Geology department to introduce new energy institute

Responding to a globally increasing demand for energy, TCU is forming a multidisciplinary energy institute to prepare students for work in various facets of the energy industry.The institute, which plans to offer undergraduate and graduate coursework in the departments of geology, engineering, environmental science and in the Neeley School of Business, will focus on the exploration, extraction and transportation of carbon-based energy along with a study of new drilling technologies involved in the processes.

“Everything we do will be designed to provide additional educational and research opportunities for students and faculty,” said Michael McCracken, dean of the College of Science and Engineering. “What this will do is open up, for those that have an interest, a fairly wide array of additional employment opportunities.”

Though the College of Science and Engineering will be most heavily involved, McCracken, one of the main pioneers of the institute, said the program will also offer classes for business students with an interest in the energy industry.

McCracken said courses centered on the development of alternate energy are also vital to the institute’s curriculum, but due to TCU’s location atop the Barnett Shale, the initial thrust will emphasize petroleum products such as natural gas.

Where TCU sits “may be the most intense concentration of gas in the whole U.S.,” McCracken said, illustrating the area’s enormous opportunity. “It’s an obvious niche.”

Because many other shale formations exist worldwide, McCracken said, experience with the “Barnett play,” as the reservoir is known as among industry professionals, will give students ample opportunity to apply their skills after graduation.

McCracken also said interaction with local energy companies involved in exploration of the shale is a major advantage resulting from TCU’s proximity to the Barnett Shale.

As for internships and employment opportunities for students, McCracken said he anticipates financial and consultative support from various companies and individuals, with whom the institute will have a symbiotic relationship.

“Support this operation,” McCracken said in his message to energy executives. “Down the road there will be a payback.”

The payback, McCracken said, will materialize in the form of interns and employees along with valuable research and technology the institute will provide.

Ken Morgan, associate dean of the College of Science and Engineering, said some companies are interested in involvement beyond financial support, including the possibility of teaching classes.

Industry professionals also comprise the institute’s advisory board, which will help guide the program, modifying the curriculum according to the industry’s trends.

Morgan describes the members of the board as the “whose who of the Barnett Shale,” many of whom, such as the founders of Four Sevens Resources Co., are TCU alumni.

McCracken said Larry Brogdon, ex-TCU football player and original Four Sevens partner, along with others at Four Sevens, have been big supporters and have a strong interest in the project.

On March 2, the board of trustees signed a letter of intent to name Four Sevens the university’s natural gas operator, giving the energy company exclusive rights to negotiate a lease for TCU’s share of the Barnett Shale.

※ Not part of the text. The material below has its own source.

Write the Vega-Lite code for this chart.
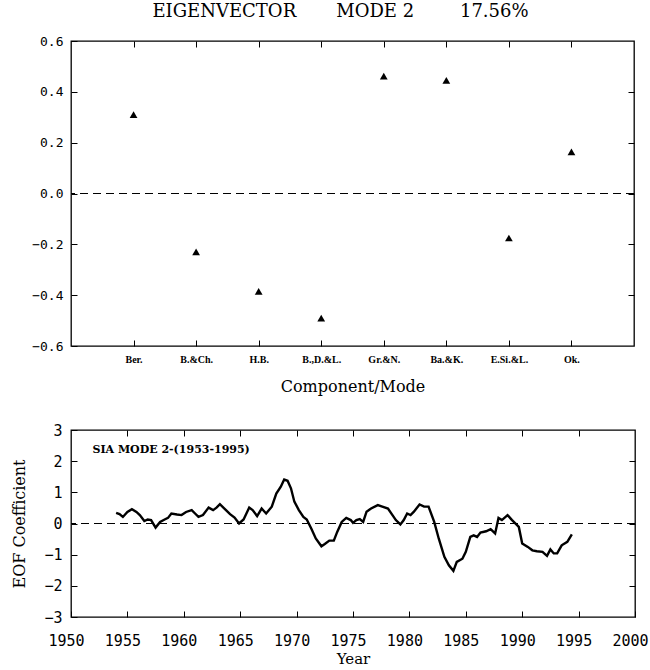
{
  "$schema": "https://vega.github.io/schema/vega-lite/v6.json",
  "background": "white",
  "padding": {"left": 11, "top": 2, "right": 0, "bottom": 0},
  "spacing": 27,
  "config": {
    "view": {"stroke": "black", "strokeWidth": 1.3},
    "axis": {"domain": false, "grid": false, "tickColor": "black", "tickSize": -6, "tickWidth": 1, "labelColor": "black", "titleColor": "black", "labelFlush": false, "labelOverlap": false}
  },
  "vconcat": [
    {
      "width": 563,
      "height": 305,
      "title": {"text": "EIGENVECTOR\u00a0\u00a0\u00a0\u00a0\u00a0\u00a0\u00a0MODE 2\u00a0\u00a0\u00a0\u00a0\u00a0\u00a0\u00a0\u00a017.56%", "font": "DejaVu Serif", "fontSize": 18, "fontWeight": "normal", "color": "black", "offset": 14, "anchor": "middle", "dx": -12},
      "data": {"values": [
        {"station": "Ber.", "loading": 0.31},
        {"station": "B.&Ch.", "loading": -0.23},
        {"station": "H.B.", "loading": -0.385},
        {"station": "B.,D.&L.", "loading": -0.49},
        {"station": "Gr.&N.", "loading": 0.462},
        {"station": "Ba.&K.", "loading": 0.445},
        {"station": "E.Si.&L.", "loading": -0.175},
        {"station": "Ok.", "loading": 0.164}
      ]},
      "layer": [
        {
          "data": {"values": [{}]},
          "mark": {"type": "rule", "strokeDash": [8, 5], "color": "black", "strokeWidth": 1.2},
          "encoding": {"y": {"datum": 0, "type": "quantitative", "axis": null}}
        },
        {
          "mark": {"type": "point", "shape": "triangle-up", "filled": true, "color": "black", "size": 60, "opacity": 1},
          "encoding": {
            "x": {"field": "station", "type": "nominal", "sort": null, "scale": {"type": "point", "padding": 1},
              "axis": {"orient": "bottom", "title": "Component/Mode", "labelAngle": 0, "labelFont": "Liberation Serif", "labelFontSize": 10, "labelFontWeight": "bold", "labelPadding": 14, "titleFont": "DejaVu Serif", "titleFontSize": 16, "titleFontWeight": "normal", "titlePadding": 14}},
            "y": {"field": "loading", "type": "quantitative", "scale": {"domain": [-0.6, 0.6], "nice": false, "zero": false},
              "axis": {"orient": "left", "values": [-0.6, -0.4, -0.2, 0, 0.2, 0.4, 0.6], "format": ".1f", "title": null, "labelFont": "DejaVu Sans Mono", "labelFontSize": 13, "labelPadding": 14}}
          }
        },
        {
          "mark": {"type": "point", "shape": "triangle-up", "opacity": 0},
          "encoding": {
            "x": {"field": "station", "type": "nominal", "sort": null, "axis": {"orient": "top", "labels": false, "title": null}},
            "y": {"field": "loading", "type": "quantitative", "axis": {"orient": "right", "labels": false, "title": null, "values": [-0.4, -0.2, 0, 0.2, 0.4]}}
          }
        }
      ],
      "resolve": {"axis": {"x": "independent", "y": "independent"}}
    },
    {
      "width": 564,
      "height": 187,
      "data": {"values": [
        {"year": 1954.0, "coef": 0.34}, {"year": 1954.3, "coef": 0.30}, {"year": 1954.6, "coef": 0.21},
        {"year": 1955.0, "coef": 0.37}, {"year": 1955.4, "coef": 0.46}, {"year": 1955.8, "coef": 0.37},
        {"year": 1956.1, "coef": 0.27}, {"year": 1956.5, "coef": 0.08}, {"year": 1956.8, "coef": 0.13},
        {"year": 1957.1, "coef": 0.11}, {"year": 1957.5, "coef": -0.13}, {"year": 1957.9, "coef": 0.05},
        {"year": 1958.3, "coef": 0.13}, {"year": 1958.6, "coef": 0.18}, {"year": 1958.9, "coef": 0.32},
        {"year": 1959.4, "coef": 0.29}, {"year": 1959.8, "coef": 0.27}, {"year": 1960.2, "coef": 0.37},
        {"year": 1960.7, "coef": 0.43}, {"year": 1961.0, "coef": 0.32}, {"year": 1961.3, "coef": 0.21},
        {"year": 1961.7, "coef": 0.27}, {"year": 1962.2, "coef": 0.51}, {"year": 1962.6, "coef": 0.43},
        {"year": 1962.9, "coef": 0.51}, {"year": 1963.2, "coef": 0.62}, {"year": 1963.6, "coef": 0.48},
        {"year": 1964.1, "coef": 0.30}, {"year": 1964.5, "coef": 0.19}, {"year": 1964.9, "coef": 0.0},
        {"year": 1965.3, "coef": 0.13}, {"year": 1965.8, "coef": 0.51}, {"year": 1966.1, "coef": 0.43},
        {"year": 1966.5, "coef": 0.24}, {"year": 1966.9, "coef": 0.48}, {"year": 1967.3, "coef": 0.32},
        {"year": 1967.8, "coef": 0.54}, {"year": 1968.2, "coef": 0.96}, {"year": 1968.6, "coef": 1.18},
        {"year": 1968.9, "coef": 1.41}, {"year": 1969.2, "coef": 1.37}, {"year": 1969.5, "coef": 1.13},
        {"year": 1969.8, "coef": 0.70}, {"year": 1970.2, "coef": 0.43}, {"year": 1970.6, "coef": 0.21},
        {"year": 1970.9, "coef": 0.13}, {"year": 1971.3, "coef": -0.16}, {"year": 1971.7, "coef": -0.48},
        {"year": 1972.2, "coef": -0.73}, {"year": 1972.5, "coef": -0.66}, {"year": 1972.9, "coef": -0.55},
        {"year": 1973.3, "coef": -0.55}, {"year": 1973.6, "coef": -0.27}, {"year": 1974.0, "coef": 0.05},
        {"year": 1974.4, "coef": 0.18}, {"year": 1974.8, "coef": 0.11}, {"year": 1975.0, "coef": 0.02},
        {"year": 1975.3, "coef": 0.11}, {"year": 1975.6, "coef": 0.14}, {"year": 1975.9, "coef": 0.05},
        {"year": 1976.2, "coef": 0.38}, {"year": 1976.6, "coef": 0.48}, {"year": 1977.2, "coef": 0.59},
        {"year": 1977.6, "coef": 0.54}, {"year": 1978.1, "coef": 0.48}, {"year": 1978.5, "coef": 0.27},
        {"year": 1978.8, "coef": 0.11}, {"year": 1979.2, "coef": -0.03}, {"year": 1979.5, "coef": 0.11},
        {"year": 1979.8, "coef": 0.32}, {"year": 1980.1, "coef": 0.27}, {"year": 1980.4, "coef": 0.38},
        {"year": 1980.9, "coef": 0.61}, {"year": 1981.3, "coef": 0.54}, {"year": 1981.7, "coef": 0.54},
        {"year": 1982.2, "coef": 0.05}, {"year": 1982.6, "coef": -0.48}, {"year": 1983.1, "coef": -1.07},
        {"year": 1983.5, "coef": -1.34}, {"year": 1983.9, "coef": -1.52}, {"year": 1984.2, "coef": -1.23},
        {"year": 1984.7, "coef": -1.13}, {"year": 1985.0, "coef": -0.91}, {"year": 1985.4, "coef": -0.43},
        {"year": 1985.7, "coef": -0.38}, {"year": 1986.0, "coef": -0.43}, {"year": 1986.3, "coef": -0.29},
        {"year": 1986.8, "coef": -0.25}, {"year": 1987.2, "coef": -0.18}, {"year": 1987.6, "coef": -0.32},
        {"year": 1987.9, "coef": 0.18}, {"year": 1988.2, "coef": 0.11}, {"year": 1988.7, "coef": 0.27},
        {"year": 1989.1, "coef": 0.11}, {"year": 1989.7, "coef": -0.11}, {"year": 1990.0, "coef": -0.64},
        {"year": 1990.5, "coef": -0.75}, {"year": 1990.9, "coef": -0.86}, {"year": 1991.3, "coef": -0.89},
        {"year": 1991.8, "coef": -0.91}, {"year": 1992.2, "coef": -1.04}, {"year": 1992.5, "coef": -0.83},
        {"year": 1992.8, "coef": -0.96}, {"year": 1993.1, "coef": -0.96}, {"year": 1993.5, "coef": -0.70},
        {"year": 1994.0, "coef": -0.59}, {"year": 1994.4, "coef": -0.35}
      ]},
      "layer": [
        {
          "data": {"values": [{}]},
          "mark": {"type": "rule", "strokeDash": [8, 5], "color": "black", "strokeWidth": 1.2},
          "encoding": {"y": {"datum": 0, "type": "quantitative", "axis": null}}
        },
        {
          "mark": {"type": "line", "color": "black", "strokeWidth": 2.4},
          "encoding": {
            "x": {"field": "year", "type": "quantitative", "scale": {"domain": [1950, 2000], "nice": false, "zero": false},
              "axis": {"orient": "bottom", "values": [1950, 1955, 1960, 1965, 1970, 1975, 1980, 1985, 1990, 1995, 2000], "format": "d", "title": "Year", "labelFont": "DejaVu Sans Mono", "labelFontSize": 15, "labelPadding": 22, "labelOffset": -5, "titleFont": "DejaVu Serif", "titleFontSize": 15, "titleFontWeight": "normal", "titlePadding": 3}},
            "y": {"field": "coef", "type": "quantitative", "scale": {"domain": [-3, 3], "nice": false},
              "axis": {"orient": "left", "values": [-3, -2, -1, 0, 1, 2, 3], "title": "EOF Coefficient", "labelFont": "DejaVu Sans Mono", "labelFontSize": 15, "labelPadding": 15, "titleFont": "DejaVu Serif", "titleFontSize": 16, "titleFontWeight": "normal", "titlePadding": 16}}
          }
        },
        {
          "mark": {"type": "line", "opacity": 0},
          "encoding": {
            "x": {"field": "year", "type": "quantitative", "axis": {"orient": "top", "labels": false, "title": null, "values": [1955, 1960, 1965, 1970, 1975, 1980, 1985, 1990, 1995]}},
            "y": {"field": "coef", "type": "quantitative", "axis": {"orient": "right", "labels": false, "title": null, "values": [-2, -1, 0, 1, 2]}}
          }
        },
        {
          "data": {"values": [{}]},
          "mark": {"type": "text", "text": "SIA MODE 2-(1953-1995)", "align": "left", "baseline": "middle", "font": "DejaVu Serif", "fontSize": 11, "fontWeight": "bold", "color": "black"},
          "encoding": {
            "x": {"datum": 1951.9, "type": "quantitative", "axis": null},
            "y": {"datum": 2.35, "type": "quantitative", "axis": null}
          }
        }
      ],
      "resolve": {"axis": {"x": "independent", "y": "independent"}}
    }
  ]
}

The development of the institute began during the fall, McCracken said, when several mechanical engineering graduates now involved in offshore drilling told the department it would have been helpful to know the basics of petroleum engineering.

McCracken said it was the suggestion to add petroleum-oriented engineering classes to the college’s curriculum in conjunction with the frenzy surrounding the Barnett Shale that led to the formation of the institute.

“Several things came together for us,” McCracken said. “It just kind of snowballed from there.”

Now students can get a background in energy engineering, especially petroleum, even if they plan to take a different route.

Matt Koehler, a junior geology major, said a petroleum background will be good for all students who are unsure where they will end up professionally.

And for students who know they want to enter the energy industry, Koehler said, “It will help get us on the right foot so we’re not going into internships so blindly.”

McCracken said the progress of the institute is beyond the theoretical stage and a director and a prominent energy executive, should be named within two to four weeks.

If all goes according to plan, the director will begin speaking to energy companies on behalf of the institute this summer, requesting feedback and contributions.

Morgan said the first class for the fall, in which students will use computer software to interpret seismic data, has already been approved and will be taught by an adjunct specialist.

During the next year, McCracken said he hopes to add one or two full-time faculty members to start developing the academic aspect of the program while the director continues work on the industry side.

The coursework, he said, will reflect the industry’s concern for the environment and will be a guiding principle of the curriculum.

Morgan hopes that eventually the institute will become a hub for workshops and symposia related to energy engineering, a model for similar areas around the world.

“Everybody is looking at this,” Morgan said. “This area, and TCU being here, is on the map worldwide.